• [Extracted information]:
--

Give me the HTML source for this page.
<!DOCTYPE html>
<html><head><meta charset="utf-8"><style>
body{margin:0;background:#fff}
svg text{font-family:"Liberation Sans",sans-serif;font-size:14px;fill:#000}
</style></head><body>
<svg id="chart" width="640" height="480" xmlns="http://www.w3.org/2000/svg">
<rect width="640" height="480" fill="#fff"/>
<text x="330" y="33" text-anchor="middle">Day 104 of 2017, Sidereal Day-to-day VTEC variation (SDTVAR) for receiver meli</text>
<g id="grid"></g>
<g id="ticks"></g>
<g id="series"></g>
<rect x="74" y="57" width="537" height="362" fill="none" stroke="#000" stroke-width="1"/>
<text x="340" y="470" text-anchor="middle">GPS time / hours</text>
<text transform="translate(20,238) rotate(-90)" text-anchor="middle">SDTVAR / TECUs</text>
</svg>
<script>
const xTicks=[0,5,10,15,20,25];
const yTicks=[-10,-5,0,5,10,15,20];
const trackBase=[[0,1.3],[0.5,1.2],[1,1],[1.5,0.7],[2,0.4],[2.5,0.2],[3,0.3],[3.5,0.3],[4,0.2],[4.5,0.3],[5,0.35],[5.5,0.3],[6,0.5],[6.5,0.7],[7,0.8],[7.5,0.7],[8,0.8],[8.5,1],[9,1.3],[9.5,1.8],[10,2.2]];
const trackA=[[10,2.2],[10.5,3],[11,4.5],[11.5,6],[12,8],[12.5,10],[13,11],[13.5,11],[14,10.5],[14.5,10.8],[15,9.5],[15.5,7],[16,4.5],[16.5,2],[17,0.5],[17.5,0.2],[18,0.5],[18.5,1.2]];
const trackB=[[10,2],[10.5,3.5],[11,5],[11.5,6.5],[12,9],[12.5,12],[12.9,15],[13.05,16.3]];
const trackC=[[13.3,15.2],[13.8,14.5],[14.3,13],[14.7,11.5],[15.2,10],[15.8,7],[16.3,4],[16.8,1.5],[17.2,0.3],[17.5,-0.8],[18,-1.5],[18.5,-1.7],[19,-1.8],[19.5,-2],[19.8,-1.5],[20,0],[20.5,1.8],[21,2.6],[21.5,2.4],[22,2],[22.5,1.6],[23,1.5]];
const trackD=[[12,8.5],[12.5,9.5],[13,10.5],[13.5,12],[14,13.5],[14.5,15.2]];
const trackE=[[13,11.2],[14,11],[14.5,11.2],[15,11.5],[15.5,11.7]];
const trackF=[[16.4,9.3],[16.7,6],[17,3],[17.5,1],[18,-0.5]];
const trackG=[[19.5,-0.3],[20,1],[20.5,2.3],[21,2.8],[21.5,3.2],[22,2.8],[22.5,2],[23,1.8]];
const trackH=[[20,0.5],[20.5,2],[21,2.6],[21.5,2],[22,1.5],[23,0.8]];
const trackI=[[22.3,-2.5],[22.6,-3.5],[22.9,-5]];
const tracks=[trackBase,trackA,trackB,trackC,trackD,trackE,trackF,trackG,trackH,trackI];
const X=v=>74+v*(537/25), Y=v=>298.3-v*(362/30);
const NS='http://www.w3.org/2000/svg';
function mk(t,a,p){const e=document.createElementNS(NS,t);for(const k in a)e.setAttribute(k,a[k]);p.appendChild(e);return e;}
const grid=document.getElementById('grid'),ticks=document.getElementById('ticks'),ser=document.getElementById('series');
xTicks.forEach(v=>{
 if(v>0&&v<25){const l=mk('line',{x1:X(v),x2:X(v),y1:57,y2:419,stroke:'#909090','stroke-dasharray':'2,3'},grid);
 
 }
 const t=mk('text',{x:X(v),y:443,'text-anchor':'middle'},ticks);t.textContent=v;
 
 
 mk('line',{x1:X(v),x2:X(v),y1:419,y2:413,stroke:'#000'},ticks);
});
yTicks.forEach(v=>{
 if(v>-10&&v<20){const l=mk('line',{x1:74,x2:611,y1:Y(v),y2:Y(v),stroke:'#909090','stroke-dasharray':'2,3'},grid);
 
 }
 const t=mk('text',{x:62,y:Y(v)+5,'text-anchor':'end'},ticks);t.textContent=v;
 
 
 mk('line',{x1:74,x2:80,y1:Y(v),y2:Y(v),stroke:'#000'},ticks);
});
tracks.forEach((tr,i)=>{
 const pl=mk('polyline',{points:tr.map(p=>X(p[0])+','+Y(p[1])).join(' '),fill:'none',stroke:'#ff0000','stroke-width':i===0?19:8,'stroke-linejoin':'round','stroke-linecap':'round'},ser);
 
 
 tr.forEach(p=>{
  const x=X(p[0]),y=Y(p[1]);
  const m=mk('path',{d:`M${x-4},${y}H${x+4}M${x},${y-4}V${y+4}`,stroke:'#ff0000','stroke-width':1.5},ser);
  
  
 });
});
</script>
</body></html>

--

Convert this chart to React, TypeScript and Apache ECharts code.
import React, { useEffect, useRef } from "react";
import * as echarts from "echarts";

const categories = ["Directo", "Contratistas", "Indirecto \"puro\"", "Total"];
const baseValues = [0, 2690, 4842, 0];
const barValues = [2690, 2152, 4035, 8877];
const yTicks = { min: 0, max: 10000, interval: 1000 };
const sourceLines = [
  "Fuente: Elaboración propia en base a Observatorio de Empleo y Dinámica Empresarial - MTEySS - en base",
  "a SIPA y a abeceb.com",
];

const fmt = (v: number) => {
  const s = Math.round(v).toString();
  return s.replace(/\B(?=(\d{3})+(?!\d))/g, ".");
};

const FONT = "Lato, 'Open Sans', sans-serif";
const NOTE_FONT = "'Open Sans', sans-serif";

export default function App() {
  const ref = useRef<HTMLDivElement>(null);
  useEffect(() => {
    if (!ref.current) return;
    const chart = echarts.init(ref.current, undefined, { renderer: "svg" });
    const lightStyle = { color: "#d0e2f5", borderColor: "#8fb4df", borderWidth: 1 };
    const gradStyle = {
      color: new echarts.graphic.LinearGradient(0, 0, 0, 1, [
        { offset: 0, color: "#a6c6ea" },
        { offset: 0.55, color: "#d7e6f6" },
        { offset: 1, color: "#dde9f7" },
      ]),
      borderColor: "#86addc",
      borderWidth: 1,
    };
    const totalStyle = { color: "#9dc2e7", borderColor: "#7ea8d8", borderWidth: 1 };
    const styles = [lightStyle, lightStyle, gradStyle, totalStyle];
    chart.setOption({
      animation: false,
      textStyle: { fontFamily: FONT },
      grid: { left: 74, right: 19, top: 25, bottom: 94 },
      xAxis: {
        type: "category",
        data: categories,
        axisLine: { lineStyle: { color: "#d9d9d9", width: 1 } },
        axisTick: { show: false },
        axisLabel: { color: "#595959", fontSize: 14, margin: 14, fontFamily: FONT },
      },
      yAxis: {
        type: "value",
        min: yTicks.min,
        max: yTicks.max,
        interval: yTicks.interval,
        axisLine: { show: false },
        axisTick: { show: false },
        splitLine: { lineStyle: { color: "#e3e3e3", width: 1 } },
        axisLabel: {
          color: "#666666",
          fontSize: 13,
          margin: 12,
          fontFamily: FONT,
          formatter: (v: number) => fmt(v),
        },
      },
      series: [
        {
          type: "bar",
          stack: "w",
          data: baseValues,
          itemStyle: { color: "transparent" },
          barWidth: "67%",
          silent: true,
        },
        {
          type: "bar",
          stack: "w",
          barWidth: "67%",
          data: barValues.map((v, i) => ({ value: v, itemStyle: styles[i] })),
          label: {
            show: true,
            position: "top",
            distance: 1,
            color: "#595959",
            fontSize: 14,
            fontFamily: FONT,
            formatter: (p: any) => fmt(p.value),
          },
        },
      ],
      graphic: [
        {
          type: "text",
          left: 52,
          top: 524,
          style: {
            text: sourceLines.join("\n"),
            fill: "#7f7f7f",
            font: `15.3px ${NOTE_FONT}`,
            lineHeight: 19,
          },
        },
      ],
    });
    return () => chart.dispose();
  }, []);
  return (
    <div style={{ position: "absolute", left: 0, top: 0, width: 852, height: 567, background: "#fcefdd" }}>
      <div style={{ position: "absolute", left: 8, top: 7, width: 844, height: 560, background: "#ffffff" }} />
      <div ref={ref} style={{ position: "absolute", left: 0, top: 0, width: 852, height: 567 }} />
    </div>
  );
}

--

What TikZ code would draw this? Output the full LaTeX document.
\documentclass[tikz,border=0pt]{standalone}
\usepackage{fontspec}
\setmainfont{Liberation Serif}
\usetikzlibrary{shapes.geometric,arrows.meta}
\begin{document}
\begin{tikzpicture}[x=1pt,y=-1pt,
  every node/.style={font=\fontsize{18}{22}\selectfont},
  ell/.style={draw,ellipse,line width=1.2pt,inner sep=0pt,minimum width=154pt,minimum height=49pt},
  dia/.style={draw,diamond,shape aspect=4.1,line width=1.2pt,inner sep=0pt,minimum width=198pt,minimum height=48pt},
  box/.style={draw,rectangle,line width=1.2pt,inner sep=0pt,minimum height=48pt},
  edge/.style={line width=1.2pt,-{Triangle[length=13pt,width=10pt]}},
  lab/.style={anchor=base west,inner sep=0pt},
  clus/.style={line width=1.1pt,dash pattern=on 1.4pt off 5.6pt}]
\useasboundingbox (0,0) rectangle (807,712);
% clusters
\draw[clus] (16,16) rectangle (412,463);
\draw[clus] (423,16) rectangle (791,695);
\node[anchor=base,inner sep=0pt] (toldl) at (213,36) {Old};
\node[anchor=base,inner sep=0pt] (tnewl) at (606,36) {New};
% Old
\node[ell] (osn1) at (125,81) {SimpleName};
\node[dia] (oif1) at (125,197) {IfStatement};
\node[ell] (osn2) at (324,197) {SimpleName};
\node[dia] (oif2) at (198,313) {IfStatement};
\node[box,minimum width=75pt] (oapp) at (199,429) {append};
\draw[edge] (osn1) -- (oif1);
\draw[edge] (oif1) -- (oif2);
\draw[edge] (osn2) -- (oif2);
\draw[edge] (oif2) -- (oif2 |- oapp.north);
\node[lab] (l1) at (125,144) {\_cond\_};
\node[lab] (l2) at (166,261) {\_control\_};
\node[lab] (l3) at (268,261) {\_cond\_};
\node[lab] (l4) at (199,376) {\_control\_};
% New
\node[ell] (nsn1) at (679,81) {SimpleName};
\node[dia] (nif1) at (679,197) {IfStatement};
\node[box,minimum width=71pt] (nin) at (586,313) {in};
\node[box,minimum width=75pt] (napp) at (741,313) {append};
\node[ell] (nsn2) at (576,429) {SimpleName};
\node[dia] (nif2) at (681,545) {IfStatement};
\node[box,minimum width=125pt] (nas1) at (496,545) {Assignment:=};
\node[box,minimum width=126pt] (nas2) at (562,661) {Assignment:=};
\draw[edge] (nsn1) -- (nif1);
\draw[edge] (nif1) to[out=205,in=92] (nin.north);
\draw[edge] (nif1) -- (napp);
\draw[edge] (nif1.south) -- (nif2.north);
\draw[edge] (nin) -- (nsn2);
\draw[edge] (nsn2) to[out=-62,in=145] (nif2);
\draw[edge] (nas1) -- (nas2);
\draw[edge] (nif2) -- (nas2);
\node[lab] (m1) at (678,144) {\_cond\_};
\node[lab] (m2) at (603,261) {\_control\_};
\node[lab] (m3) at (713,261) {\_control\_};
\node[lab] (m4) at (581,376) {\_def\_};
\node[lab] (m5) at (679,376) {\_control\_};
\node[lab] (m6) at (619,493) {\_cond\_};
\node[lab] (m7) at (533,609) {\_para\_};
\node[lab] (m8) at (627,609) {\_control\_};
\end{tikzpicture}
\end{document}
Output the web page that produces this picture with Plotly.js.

--

• [Your objective]: Retype exactly the lines above, from the one with "Convert this chart" through the one with "import * as", inclusive.

• [Answer to the exercise]:
Convert this chart to React, TypeScript and Apache ECharts code.
import React, { useEffect, useRef } from "react";
import * as echarts from "echarts";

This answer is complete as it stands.